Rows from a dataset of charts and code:
** START **

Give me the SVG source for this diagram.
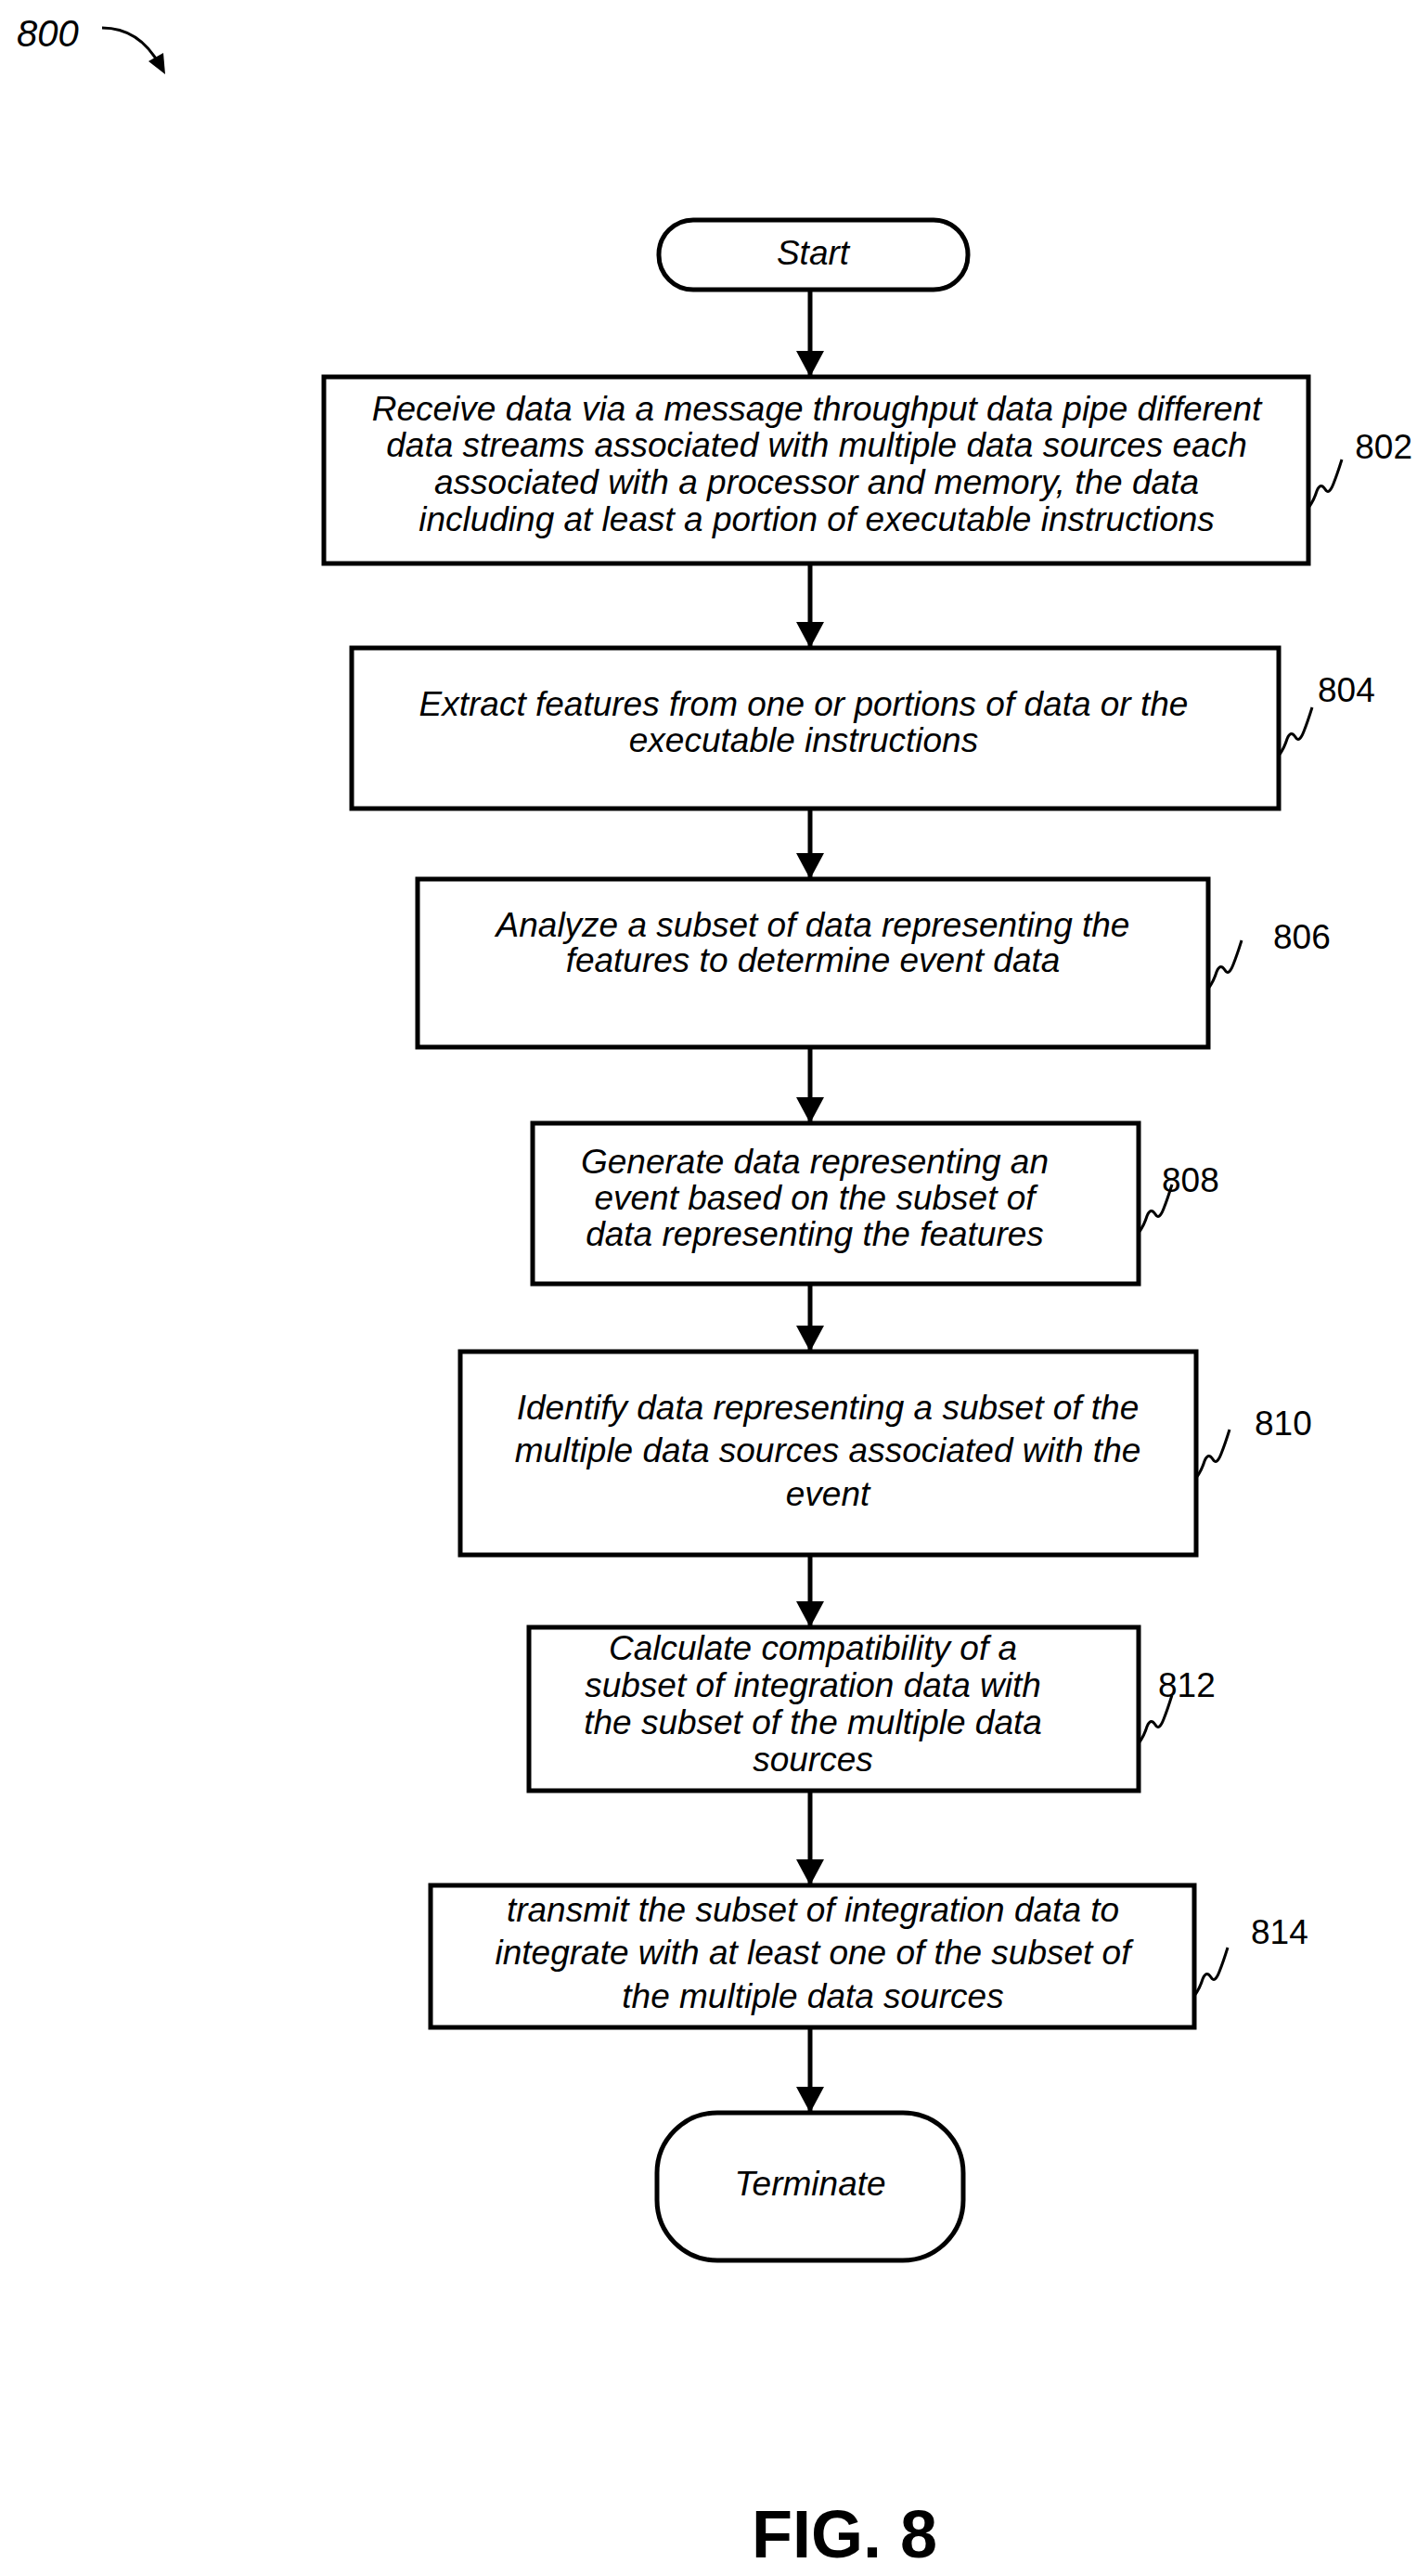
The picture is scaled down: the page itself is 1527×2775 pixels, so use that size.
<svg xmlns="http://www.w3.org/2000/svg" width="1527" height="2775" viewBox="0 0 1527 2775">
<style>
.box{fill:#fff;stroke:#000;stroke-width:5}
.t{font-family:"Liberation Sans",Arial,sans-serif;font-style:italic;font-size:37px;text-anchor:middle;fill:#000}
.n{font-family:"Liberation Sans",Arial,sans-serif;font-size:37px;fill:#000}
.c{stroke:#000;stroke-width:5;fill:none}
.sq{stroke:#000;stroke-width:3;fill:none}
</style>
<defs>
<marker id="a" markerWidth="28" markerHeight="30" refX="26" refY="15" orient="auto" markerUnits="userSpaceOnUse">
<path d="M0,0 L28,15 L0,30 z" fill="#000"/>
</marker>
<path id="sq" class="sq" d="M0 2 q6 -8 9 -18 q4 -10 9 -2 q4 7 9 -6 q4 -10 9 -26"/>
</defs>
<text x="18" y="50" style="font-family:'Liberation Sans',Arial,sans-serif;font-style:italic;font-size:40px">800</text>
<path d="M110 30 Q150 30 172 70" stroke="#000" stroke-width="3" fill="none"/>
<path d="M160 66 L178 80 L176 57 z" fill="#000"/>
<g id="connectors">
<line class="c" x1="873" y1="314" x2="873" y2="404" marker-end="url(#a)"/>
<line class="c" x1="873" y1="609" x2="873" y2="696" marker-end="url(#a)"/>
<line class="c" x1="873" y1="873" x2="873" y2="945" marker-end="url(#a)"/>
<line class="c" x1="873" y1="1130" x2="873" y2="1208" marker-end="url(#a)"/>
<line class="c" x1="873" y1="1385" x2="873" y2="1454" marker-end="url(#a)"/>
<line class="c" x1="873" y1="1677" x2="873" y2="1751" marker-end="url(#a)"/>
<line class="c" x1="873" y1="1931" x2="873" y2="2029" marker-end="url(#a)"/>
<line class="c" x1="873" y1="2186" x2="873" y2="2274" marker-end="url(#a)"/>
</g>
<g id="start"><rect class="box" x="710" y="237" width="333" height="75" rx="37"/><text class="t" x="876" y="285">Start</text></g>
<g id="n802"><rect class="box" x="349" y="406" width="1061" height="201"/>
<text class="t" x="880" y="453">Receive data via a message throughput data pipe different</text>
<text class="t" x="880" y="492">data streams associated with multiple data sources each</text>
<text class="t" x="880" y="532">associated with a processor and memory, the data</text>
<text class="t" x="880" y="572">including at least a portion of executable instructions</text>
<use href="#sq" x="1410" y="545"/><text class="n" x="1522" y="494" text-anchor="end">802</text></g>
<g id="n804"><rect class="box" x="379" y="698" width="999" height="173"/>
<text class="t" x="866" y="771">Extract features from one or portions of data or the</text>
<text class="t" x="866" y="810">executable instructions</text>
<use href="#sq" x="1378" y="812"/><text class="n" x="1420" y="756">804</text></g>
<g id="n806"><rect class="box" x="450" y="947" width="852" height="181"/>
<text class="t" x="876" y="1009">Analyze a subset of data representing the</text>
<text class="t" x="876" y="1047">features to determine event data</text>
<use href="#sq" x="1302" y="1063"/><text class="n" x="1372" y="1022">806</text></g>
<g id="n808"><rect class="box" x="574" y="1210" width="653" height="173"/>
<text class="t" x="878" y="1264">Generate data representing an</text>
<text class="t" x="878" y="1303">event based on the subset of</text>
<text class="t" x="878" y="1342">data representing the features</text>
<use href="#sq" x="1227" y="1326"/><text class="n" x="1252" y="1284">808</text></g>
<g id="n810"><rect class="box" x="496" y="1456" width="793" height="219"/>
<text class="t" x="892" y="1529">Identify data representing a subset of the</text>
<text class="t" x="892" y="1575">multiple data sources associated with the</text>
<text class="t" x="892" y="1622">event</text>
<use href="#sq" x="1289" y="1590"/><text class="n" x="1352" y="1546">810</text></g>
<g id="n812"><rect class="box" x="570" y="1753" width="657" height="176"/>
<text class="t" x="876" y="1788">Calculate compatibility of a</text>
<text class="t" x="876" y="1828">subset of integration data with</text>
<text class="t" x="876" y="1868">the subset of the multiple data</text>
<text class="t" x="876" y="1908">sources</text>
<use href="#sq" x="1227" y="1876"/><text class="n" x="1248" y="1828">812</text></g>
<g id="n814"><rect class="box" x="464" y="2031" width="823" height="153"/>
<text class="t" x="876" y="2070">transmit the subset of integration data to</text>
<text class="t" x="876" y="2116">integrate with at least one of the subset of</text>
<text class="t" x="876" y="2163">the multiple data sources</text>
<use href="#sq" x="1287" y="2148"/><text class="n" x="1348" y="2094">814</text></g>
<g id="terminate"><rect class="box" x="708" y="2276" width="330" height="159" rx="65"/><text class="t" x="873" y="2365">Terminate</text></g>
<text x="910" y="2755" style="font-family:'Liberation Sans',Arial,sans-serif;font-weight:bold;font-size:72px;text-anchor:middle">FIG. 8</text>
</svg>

** END **
** START **

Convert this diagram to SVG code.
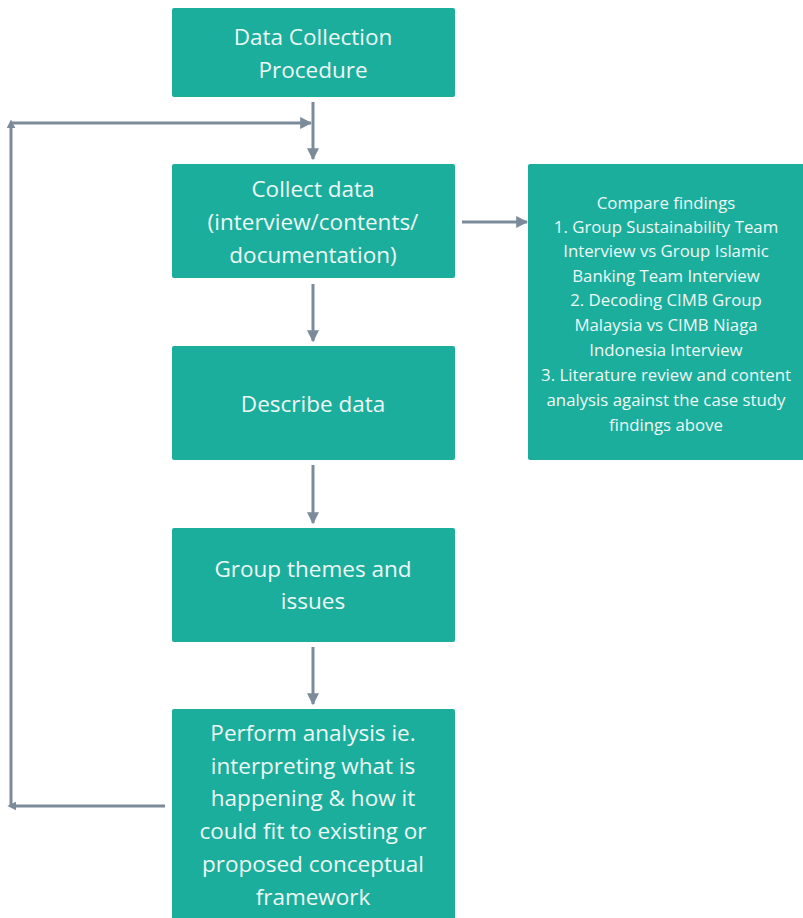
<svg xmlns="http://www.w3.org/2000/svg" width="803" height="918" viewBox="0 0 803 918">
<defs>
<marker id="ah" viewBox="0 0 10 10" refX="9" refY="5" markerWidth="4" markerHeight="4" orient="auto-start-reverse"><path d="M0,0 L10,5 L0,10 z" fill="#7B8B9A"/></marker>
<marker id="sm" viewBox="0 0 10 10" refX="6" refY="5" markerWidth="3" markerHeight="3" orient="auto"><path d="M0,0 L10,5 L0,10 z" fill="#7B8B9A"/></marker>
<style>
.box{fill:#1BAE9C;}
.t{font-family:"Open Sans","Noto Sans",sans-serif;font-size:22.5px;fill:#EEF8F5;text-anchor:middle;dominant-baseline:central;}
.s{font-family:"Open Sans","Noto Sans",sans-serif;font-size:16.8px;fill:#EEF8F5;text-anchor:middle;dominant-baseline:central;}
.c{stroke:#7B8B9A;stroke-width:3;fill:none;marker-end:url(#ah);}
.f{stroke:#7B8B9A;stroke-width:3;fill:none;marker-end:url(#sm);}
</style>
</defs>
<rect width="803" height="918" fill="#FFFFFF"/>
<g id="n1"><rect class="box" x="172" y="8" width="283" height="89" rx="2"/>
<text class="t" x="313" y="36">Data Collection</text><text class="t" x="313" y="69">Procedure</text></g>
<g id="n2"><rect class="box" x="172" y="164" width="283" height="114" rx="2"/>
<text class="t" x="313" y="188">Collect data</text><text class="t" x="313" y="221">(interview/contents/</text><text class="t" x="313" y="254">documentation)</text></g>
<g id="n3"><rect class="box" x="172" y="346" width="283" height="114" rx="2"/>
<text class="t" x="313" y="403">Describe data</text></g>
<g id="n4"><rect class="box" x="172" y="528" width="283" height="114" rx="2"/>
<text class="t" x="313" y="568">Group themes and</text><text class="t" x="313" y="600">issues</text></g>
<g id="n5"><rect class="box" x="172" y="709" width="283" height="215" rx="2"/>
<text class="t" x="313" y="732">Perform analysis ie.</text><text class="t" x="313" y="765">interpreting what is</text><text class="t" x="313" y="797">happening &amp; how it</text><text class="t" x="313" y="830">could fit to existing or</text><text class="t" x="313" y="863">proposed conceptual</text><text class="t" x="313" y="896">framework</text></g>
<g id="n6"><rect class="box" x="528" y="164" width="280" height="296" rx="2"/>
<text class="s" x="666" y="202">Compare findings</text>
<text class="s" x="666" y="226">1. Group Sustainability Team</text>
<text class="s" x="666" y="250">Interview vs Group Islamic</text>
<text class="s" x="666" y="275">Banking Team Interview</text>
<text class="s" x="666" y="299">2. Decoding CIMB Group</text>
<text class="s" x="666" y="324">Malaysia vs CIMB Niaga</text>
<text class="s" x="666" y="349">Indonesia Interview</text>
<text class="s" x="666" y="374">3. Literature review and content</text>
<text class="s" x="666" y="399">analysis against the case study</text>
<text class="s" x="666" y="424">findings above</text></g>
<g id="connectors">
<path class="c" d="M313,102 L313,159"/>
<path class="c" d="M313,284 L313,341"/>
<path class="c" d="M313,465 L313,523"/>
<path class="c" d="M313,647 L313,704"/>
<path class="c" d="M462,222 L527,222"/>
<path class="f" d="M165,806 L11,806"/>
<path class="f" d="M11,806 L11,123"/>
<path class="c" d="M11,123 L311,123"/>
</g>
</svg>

** END **
** START **

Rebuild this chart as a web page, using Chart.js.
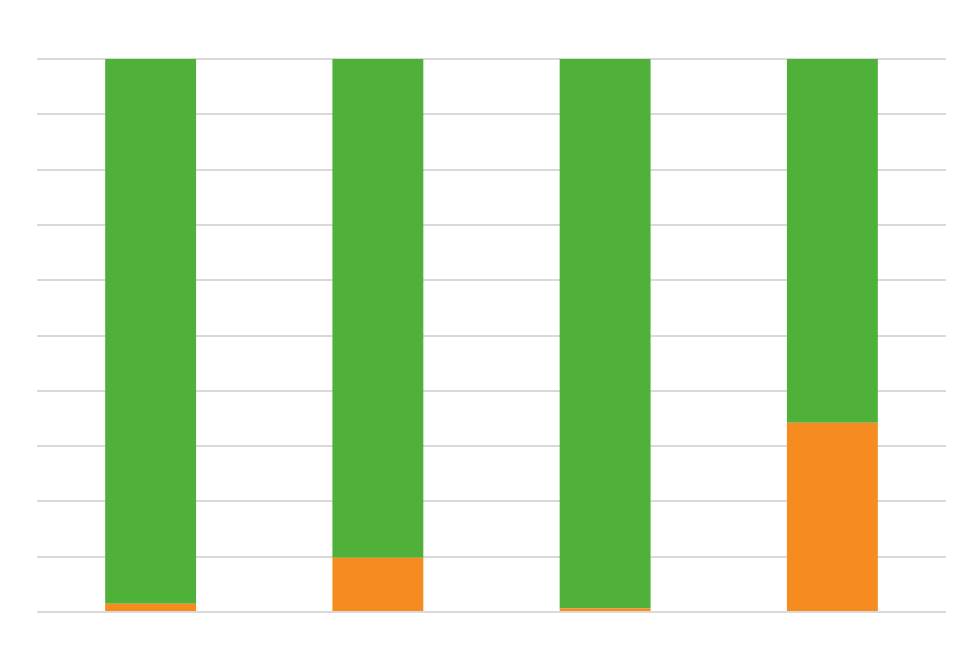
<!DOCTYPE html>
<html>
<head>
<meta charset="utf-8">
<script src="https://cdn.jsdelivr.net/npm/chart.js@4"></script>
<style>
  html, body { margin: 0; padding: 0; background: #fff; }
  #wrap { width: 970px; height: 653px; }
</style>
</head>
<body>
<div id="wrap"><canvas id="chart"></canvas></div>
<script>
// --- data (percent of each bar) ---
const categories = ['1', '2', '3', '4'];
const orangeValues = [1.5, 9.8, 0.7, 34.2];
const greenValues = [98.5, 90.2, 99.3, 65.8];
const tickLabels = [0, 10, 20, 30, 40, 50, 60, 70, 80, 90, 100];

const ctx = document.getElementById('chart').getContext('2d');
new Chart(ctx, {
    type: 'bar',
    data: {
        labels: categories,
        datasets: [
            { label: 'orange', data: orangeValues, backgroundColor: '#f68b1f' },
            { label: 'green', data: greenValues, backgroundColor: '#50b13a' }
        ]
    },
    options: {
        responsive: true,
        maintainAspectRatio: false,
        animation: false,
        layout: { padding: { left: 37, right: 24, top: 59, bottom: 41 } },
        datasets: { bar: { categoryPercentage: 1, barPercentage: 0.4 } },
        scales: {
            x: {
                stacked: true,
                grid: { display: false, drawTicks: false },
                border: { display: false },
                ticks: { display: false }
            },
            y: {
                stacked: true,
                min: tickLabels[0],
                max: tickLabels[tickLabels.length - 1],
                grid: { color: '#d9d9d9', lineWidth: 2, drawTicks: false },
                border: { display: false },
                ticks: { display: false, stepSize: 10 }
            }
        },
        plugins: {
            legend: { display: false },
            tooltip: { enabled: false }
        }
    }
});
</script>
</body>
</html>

** END **

__WHAT NEEDS TO BE DONE__:
Set down the lines running from the one with "Rebuild this chart" through the one with "80, 90, 100];", both ends kept, exactly and with no pictures.

__RESULT FOR THIS EXERCISE__:
Rebuild this chart as a web page, using Chart.js.
<!DOCTYPE html>
<html>
<head>
<meta charset="utf-8">
<script src="https://cdn.jsdelivr.net/npm/chart.js@4"></script>
<style>
  html, body { margin: 0; padding: 0; background: #fff; }
  #wrap { width: 970px; height: 653px; }
</style>
</head>
<body>
<div id="wrap"><canvas id="chart"></canvas></div>
<script>
// --- data (percent of each bar) ---
const categories = ['1', '2', '3', '4'];
const orangeValues = [1.5, 9.8, 0.7, 34.2];
const greenValues = [98.5, 90.2, 99.3, 65.8];
const tickLabels = [0, 10, 20, 30, 40, 50, 60, 70, 80, 90, 100];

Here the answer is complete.